- **What is required**
Only the lines holding the string "chart" are needed. Copy each one.
[begin Collected data]
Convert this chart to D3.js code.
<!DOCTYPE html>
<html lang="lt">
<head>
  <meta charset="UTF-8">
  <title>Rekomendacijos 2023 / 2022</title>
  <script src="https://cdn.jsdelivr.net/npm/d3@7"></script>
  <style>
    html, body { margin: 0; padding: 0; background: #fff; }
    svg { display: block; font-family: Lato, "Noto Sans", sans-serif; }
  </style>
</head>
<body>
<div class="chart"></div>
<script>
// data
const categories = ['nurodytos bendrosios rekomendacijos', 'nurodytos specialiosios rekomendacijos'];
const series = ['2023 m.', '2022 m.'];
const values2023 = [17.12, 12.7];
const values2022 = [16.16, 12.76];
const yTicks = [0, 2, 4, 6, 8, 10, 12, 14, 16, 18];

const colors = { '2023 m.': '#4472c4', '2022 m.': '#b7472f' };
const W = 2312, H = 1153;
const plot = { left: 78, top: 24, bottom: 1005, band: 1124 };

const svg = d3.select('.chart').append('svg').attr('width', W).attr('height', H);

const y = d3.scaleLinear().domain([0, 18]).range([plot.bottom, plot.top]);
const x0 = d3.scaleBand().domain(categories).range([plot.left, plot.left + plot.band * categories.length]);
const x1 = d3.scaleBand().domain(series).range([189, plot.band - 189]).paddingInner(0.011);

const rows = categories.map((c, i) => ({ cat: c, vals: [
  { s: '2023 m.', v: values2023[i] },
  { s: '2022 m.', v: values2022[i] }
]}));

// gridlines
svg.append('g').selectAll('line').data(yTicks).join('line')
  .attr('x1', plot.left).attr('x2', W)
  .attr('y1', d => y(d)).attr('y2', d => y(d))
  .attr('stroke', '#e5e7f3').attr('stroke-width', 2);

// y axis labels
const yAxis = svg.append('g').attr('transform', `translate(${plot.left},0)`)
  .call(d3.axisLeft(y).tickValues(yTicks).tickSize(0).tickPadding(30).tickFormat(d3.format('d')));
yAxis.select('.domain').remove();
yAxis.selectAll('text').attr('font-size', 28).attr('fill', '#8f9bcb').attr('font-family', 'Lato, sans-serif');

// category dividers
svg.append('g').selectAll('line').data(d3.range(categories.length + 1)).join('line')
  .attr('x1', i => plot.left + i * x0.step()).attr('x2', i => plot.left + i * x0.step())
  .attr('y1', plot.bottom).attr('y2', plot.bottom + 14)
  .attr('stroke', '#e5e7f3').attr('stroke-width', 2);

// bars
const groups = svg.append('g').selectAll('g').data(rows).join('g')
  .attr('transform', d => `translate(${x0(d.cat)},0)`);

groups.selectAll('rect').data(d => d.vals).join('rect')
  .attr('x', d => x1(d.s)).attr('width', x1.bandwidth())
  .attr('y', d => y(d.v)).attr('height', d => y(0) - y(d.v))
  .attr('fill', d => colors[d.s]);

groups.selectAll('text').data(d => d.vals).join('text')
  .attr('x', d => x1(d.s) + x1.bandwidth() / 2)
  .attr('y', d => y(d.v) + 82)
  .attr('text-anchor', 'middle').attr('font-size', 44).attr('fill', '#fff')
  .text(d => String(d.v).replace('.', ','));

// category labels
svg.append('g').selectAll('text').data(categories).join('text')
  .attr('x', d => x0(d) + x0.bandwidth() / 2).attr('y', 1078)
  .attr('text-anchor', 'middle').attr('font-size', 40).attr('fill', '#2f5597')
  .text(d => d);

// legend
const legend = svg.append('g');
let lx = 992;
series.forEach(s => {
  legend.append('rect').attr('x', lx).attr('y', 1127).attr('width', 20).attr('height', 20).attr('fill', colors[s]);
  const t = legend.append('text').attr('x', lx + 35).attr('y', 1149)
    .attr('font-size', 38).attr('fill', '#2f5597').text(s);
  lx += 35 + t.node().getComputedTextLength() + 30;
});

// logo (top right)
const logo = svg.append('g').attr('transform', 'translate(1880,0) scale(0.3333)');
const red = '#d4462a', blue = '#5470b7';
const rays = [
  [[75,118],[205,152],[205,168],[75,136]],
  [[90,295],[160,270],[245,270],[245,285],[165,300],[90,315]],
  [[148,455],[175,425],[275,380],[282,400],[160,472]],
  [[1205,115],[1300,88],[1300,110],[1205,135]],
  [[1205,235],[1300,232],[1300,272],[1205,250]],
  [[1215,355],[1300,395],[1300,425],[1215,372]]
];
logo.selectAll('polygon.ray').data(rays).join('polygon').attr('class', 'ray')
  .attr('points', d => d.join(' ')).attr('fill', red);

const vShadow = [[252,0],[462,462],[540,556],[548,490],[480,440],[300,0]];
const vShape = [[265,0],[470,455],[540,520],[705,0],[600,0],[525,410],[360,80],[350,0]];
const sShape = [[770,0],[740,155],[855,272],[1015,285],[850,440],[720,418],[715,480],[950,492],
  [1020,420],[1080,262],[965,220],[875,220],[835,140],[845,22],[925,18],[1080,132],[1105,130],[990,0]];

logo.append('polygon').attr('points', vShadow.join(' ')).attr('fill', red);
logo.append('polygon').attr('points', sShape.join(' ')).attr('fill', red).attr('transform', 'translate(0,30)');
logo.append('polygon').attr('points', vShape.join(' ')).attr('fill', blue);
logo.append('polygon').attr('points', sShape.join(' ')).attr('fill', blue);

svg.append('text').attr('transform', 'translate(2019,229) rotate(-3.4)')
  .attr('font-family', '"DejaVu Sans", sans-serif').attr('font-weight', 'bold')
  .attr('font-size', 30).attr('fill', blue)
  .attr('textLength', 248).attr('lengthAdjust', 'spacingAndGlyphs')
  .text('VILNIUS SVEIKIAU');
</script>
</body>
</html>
[end Collected data]
- **Finished task**
Convert this chart to D3.js code.
<div class="chart"></div>
const svg = d3.select('.chart').append('svg').attr('width', W).attr('height', H);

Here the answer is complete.